[START Dataset content]

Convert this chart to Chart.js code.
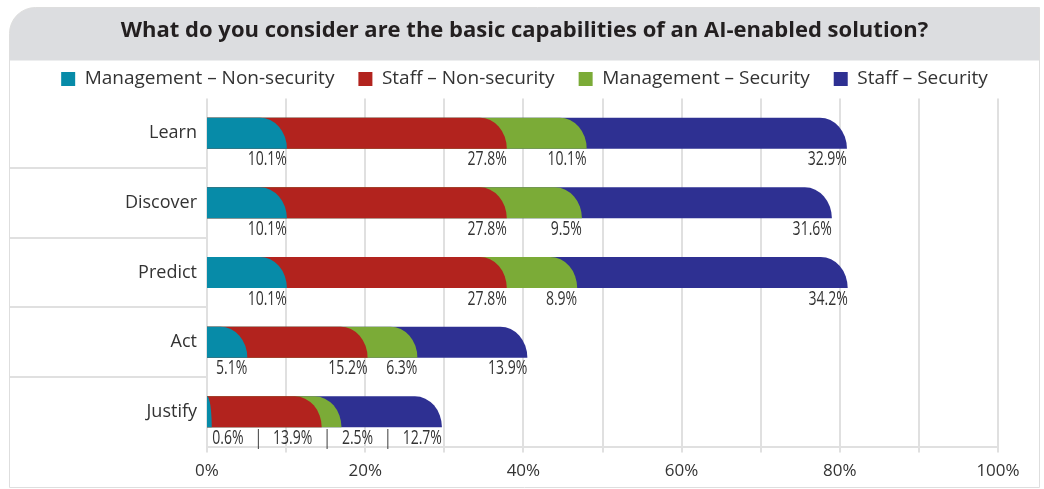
<!DOCTYPE html>
<html>
<head>
<meta charset="utf-8">
<script src="https://cdn.jsdelivr.net/npm/chart.js@4"></script>
<style>
  html, body { margin: 0; padding: 0; background: #fff; }
  #wrap { width: 1044px; height: 489px; }
</style>
</head>
<body>
<div id="wrap"><canvas id="caps-chart" width="1044" height="489"></canvas></div>
<script>
const categories = ['Learn', 'Discover', 'Predict', 'Act', 'Justify'];

const mgmtNonSecurity  = [10.1, 10.1, 10.1, 5.1, 0.6];
const staffNonSecurity = [27.8, 27.8, 27.8, 15.2, 13.9];
const mgmtSecurity     = [10.1, 9.5, 8.9, 6.3, 2.5];
const staffSecurity    = [32.9, 31.6, 34.2, 13.9, 12.7];

const xTicks = [0, 20, 40, 60, 80, 100];

const mainFont = '"Open Sans", "Noto Sans", sans-serif';

// frame + grey title band
const frame = {
  id: 'frame',
  beforeDraw(chart) {
    const ctx = chart.ctx;
    ctx.save();
    ctx.fillStyle = '#fff';
    ctx.fillRect(0, 0, chart.width, chart.height);
    ctx.beginPath();
    ctx.roundRect(9.5, 7.5, 1030, 53, [26, 0, 0, 0]);
    ctx.fillStyle = '#dcdde0';
    ctx.fill();
    ctx.beginPath();
    ctx.roundRect(9.5, 7.5, 1030, 480, [26, 0, 0, 0]);
    ctx.strokeStyle = '#dedede';
    ctx.lineWidth = 1;
    ctx.stroke();
    ctx.restore();
  }
};

// each segment is painted from the zero line to its end with a rounded top-right,
// the first dataset ends up on top so the curves overlap the next colour
const roundBars = {
  id: 'roundBars',
  beforeDatasetDraw(chart, args) {
    const ctx = chart.ctx;
    const x0 = chart.scales.x.getPixelForValue(0);
    const ds = chart.data.datasets[args.index];
    ctx.save();
    ctx.fillStyle = ds.backgroundColor;
    args.meta.data.forEach(bar => {
      const p = bar.getProps(['x', 'y', 'height'], true);
      const top = p.y - p.height / 2, bottom = p.y + p.height / 2;
      const r = Math.min(27, p.x - x0);
      ctx.beginPath();
      ctx.moveTo(x0, top);
      ctx.lineTo(p.x - r, top);
      ctx.ellipse(p.x - r, bottom, r, p.height, 0, -Math.PI / 2, 0);
      ctx.lineTo(x0, bottom);
      ctx.closePath();
      ctx.fill();
    });
    ctx.restore();
    return false;
  }
};

// value labels under the bars (narrowed text)
const squeeze = 0.7;
const valueLabels = {
  id: 'valueLabels',
  afterDatasetsDraw(chart) {
    const ctx = chart.ctx;
    const x0 = chart.scales.x.getPixelForValue(0);
    ctx.save();
    ctx.font = '20px ' + mainFont;
    ctx.fillStyle = '#333';
    ctx.textBaseline = 'top';
    ctx.textAlign = 'right';
    const put = (txt, x, y) => {
      ctx.save();
      ctx.translate(x, y);
      ctx.scale(squeeze, 1);
      ctx.fillText(txt, 0, 0);
      ctx.restore();
    };
    categories.forEach((c, i) => {
      const items = chart.data.datasets.map((ds, d) => {
        const bar = chart.getDatasetMeta(d).data[i];
        return { text: ds.data[i].toFixed(1) + '%', x: bar.x, bottom: bar.y + bar.height / 2 };
      });
      let fits = true, prev = x0;
      items.forEach(it => {
        const w = ctx.measureText(it.text).width * squeeze;
        if (it.x - w < prev) fits = false;
        prev = it.x + 2;
      });
      const y = items[0].bottom + 1;
      if (fits) {
        items.forEach(it => put(it.text, it.x, y));
      } else {
        put(items.map(it => it.text).join('   |   '), items[items.length - 1].x, y);
      }
    });
    ctx.restore();
  }
};

const data = {
  labels: categories,
  datasets: [
    { label: 'Management \u2013 Non-security', data: mgmtNonSecurity, backgroundColor: '#078ba8' },
    { label: 'Staff \u2013 Non-security', data: staffNonSecurity, backgroundColor: '#b2231e' },
    { label: 'Management \u2013 Security', data: mgmtSecurity, backgroundColor: '#7bab37' },
    { label: 'Staff \u2013 Security', data: staffSecurity, backgroundColor: '#2e3092' }
  ]
};

const config = {
  type: 'bar',
  data: data,
  options: {
    indexAxis: 'y',
    responsive: false,
    animation: false,
    barThickness: 31,
    layout: { padding: { left: 10, right: 5, top: 7, bottom: 0 } },
    plugins: {
      title: {
        display: true,
        text: 'What do you consider are the basic capabilities of an AI-enabled solution?',
        color: '#231f20',
        font: { family: mainFont, size: 22, weight: 'bold' },
        padding: { top: 11, bottom: 1 }
      },
      legend: {
        position: 'top',
        labels: {
          boxWidth: 14,
          boxHeight: 14,
          padding: 24,
          color: '#333',
          font: { family: mainFont, size: 19 }
        }
      },
      tooltip: { enabled: false }
    },
    scales: {
      x: {
        stacked: true,
        min: 0,
        max: 100,
        ticks: {
          stepSize: 10,
          padding: 8,
          color: '#333',
          font: { family: mainFont, size: 17 },
          maxRotation: 0,
          callback: v => xTicks.includes(v) ? v + '%' : ''
        },
        grid: { color: '#e0e0e0', lineWidth: 2, tickLength: 6 },
        border: { color: '#e0e0e0', width: 2 }
      },
      y: {
        stacked: true,
        afterFit: s => { s.width = 197; },
        ticks: {
          color: '#333',
          padding: -187,
          font: { family: mainFont, size: 18 }
        },
        grid: {
          offset: true,
          drawOnChartArea: false,
          tickLength: 197,
          color: c => (c.type !== 'tick' || c.index === 0) ? 'rgba(0,0,0,0)' : '#e0e0e0',
          lineWidth: 2
        },
        border: { display: false }
      },
      // empty right-hand axis, only reserves the margin right of 100%
      yRight: {
        type: 'category',
        position: 'right',
        afterFit: s => { s.width = 41; },
        ticks: { display: false },
        grid: { display: false },
        border: { display: false }
      }
    }
  },
  plugins: [frame, roundBars, valueLabels]
};

let obj = document.getElementById('caps-chart');
let capsChart = new Chart(obj, config);
</script>
</body>
</html>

[END Dataset content]

__To be done__:
Omit any images, then output the listing exactly.

__Output for this task__:
Convert this chart to Chart.js code.
<!DOCTYPE html>
<html>
<head>
<meta charset="utf-8">
<script src="https://cdn.jsdelivr.net/npm/chart.js@4"></script>
<style>
  html, body { margin: 0; padding: 0; background: #fff; }
  #wrap { width: 1044px; height: 489px; }
</style>
</head>
<body>
<div id="wrap"><canvas id="caps-chart" width="1044" height="489"></canvas></div>
<script>
const categories = ['Learn', 'Discover', 'Predict', 'Act', 'Justify'];

const mgmtNonSecurity  = [10.1, 10.1, 10.1, 5.1, 0.6];
const staffNonSecurity = [27.8, 27.8, 27.8, 15.2, 13.9];
const mgmtSecurity     = [10.1, 9.5, 8.9, 6.3, 2.5];
const staffSecurity    = [32.9, 31.6, 34.2, 13.9, 12.7];

const xTicks = [0, 20, 40, 60, 80, 100];

const mainFont = '"Open Sans", "Noto Sans", sans-serif';

// frame + grey title band
const frame = {
  id: 'frame',
  beforeDraw(chart) {
    const ctx = chart.ctx;
    ctx.save();
    ctx.fillStyle = '#fff';
    ctx.fillRect(0, 0, chart.width, chart.height);
    ctx.beginPath();
    ctx.roundRect(9.5, 7.5, 1030, 53, [26, 0, 0, 0]);
    ctx.fillStyle = '#dcdde0';
    ctx.fill();
    ctx.beginPath();
    ctx.roundRect(9.5, 7.5, 1030, 480, [26, 0, 0, 0]);
    ctx.strokeStyle = '#dedede';
    ctx.lineWidth = 1;
    ctx.stroke();
    ctx.restore();
  }
};

// each segment is painted from the zero line to its end with a rounded top-right,
// the first dataset ends up on top so the curves overlap the next colour
const roundBars = {
  id: 'roundBars',
  beforeDatasetDraw(chart, args) {
    const ctx = chart.ctx;
    const x0 = chart.scales.x.getPixelForValue(0);
    const ds = chart.data.datasets[args.index];
    ctx.save();
    ctx.fillStyle = ds.backgroundColor;
    args.meta.data.forEach(bar => {
      const p = bar.getProps(['x', 'y', 'height'], true);
      const top = p.y - p.height / 2, bottom = p.y + p.height / 2;
      const r = Math.min(27, p.x - x0);
      ctx.beginPath();
      ctx.moveTo(x0, top);
      ctx.lineTo(p.x - r, top);
      ctx.ellipse(p.x - r, bottom, r, p.height, 0, -Math.PI / 2, 0);
      ctx.lineTo(x0, bottom);
      ctx.closePath();
      ctx.fill();
    });
    ctx.restore();
    return false;
  }
};

// value labels under the bars (narrowed text)
const squeeze = 0.7;
const valueLabels = {
  id: 'valueLabels',
  afterDatasetsDraw(chart) {
    const ctx = chart.ctx;
    const x0 = chart.scales.x.getPixelForValue(0);
    ctx.save();
    ctx.font = '20px ' + mainFont;
    ctx.fillStyle = '#333';
    ctx.textBaseline = 'top';
    ctx.textAlign = 'right';
    const put = (txt, x, y) => {
      ctx.save();
      ctx.translate(x, y);
      ctx.scale(squeeze, 1);
      ctx.fillText(txt, 0, 0);
      ctx.restore();
    };
    categories.forEach((c, i) => {
      const items = chart.data.datasets.map((ds, d) => {
        const bar = chart.getDatasetMeta(d).data[i];
        return { text: ds.data[i].toFixed(1) + '%', x: bar.x, bottom: bar.y + bar.height / 2 };
      });
      let fits = true, prev = x0;
      items.forEach(it => {
        const w = ctx.measureText(it.text).width * squeeze;
        if (it.x - w < prev) fits = false;
        prev = it.x + 2;
      });
      const y = items[0].bottom + 1;
      if (fits) {
        items.forEach(it => put(it.text, it.x, y));
      } else {
        put(items.map(it => it.text).join('   |   '), items[items.length - 1].x, y);
      }
    });
    ctx.restore();
  }
};

const data = {
  labels: categories,
  datasets: [
    { label: 'Management \u2013 Non-security', data: mgmtNonSecurity, backgroundColor: '#078ba8' },
    { label: 'Staff \u2013 Non-security', data: staffNonSecurity, backgroundColor: '#b2231e' },
    { label: 'Management \u2013 Security', data: mgmtSecurity, backgroundColor: '#7bab37' },
    { label: 'Staff \u2013 Security', data: staffSecurity, backgroundColor: '#2e3092' }
  ]
};

const config = {
  type: 'bar',
  data: data,
  options: {
    indexAxis: 'y',
    responsive: false,
    animation: false,
    barThickness: 31,
    layout: { padding: { left: 10, right: 5, top: 7, bottom: 0 } },
    plugins: {
      title: {
        display: true,
        text: 'What do you consider are the basic capabilities of an AI-enabled solution?',
        color: '#231f20',
        font: { family: mainFont, size: 22, weight: 'bold' },
        padding: { top: 11, bottom: 1 }
      },
      legend: {
        position: 'top',
        labels: {
          boxWidth: 14,
          boxHeight: 14,
          padding: 24,
          color: '#333',
          font: { family: mainFont, size: 19 }
        }
      },
      tooltip: { enabled: false }
    },
    scales: {
      x: {
        stacked: true,
        min: 0,
        max: 100,
        ticks: {
          stepSize: 10,
          padding: 8,
          color: '#333',
          font: { family: mainFont, size: 17 },
          maxRotation: 0,
          callback: v => xTicks.includes(v) ? v + '%' : ''
        },
        grid: { color: '#e0e0e0', lineWidth: 2, tickLength: 6 },
        border: { color: '#e0e0e0', width: 2 }
      },
      y: {
        stacked: true,
        afterFit: s => { s.width = 197; },
        ticks: {
          color: '#333',
          padding: -187,
          font: { family: mainFont, size: 18 }
        },
        grid: {
          offset: true,
          drawOnChartArea: false,
          tickLength: 197,
          color: c => (c.type !== 'tick' || c.index === 0) ? 'rgba(0,0,0,0)' : '#e0e0e0',
          lineWidth: 2
        },
        border: { display: false }
      },
      // empty right-hand axis, only reserves the margin right of 100%
      yRight: {
        type: 'category',
        position: 'right',
        afterFit: s => { s.width = 41; },
        ticks: { display: false },
        grid: { display: false },
        border: { display: false }
      }
    }
  },
  plugins: [frame, roundBars, valueLabels]
};

let obj = document.getElementById('caps-chart');
let capsChart = new Chart(obj, config);
</script>
</body>
</html>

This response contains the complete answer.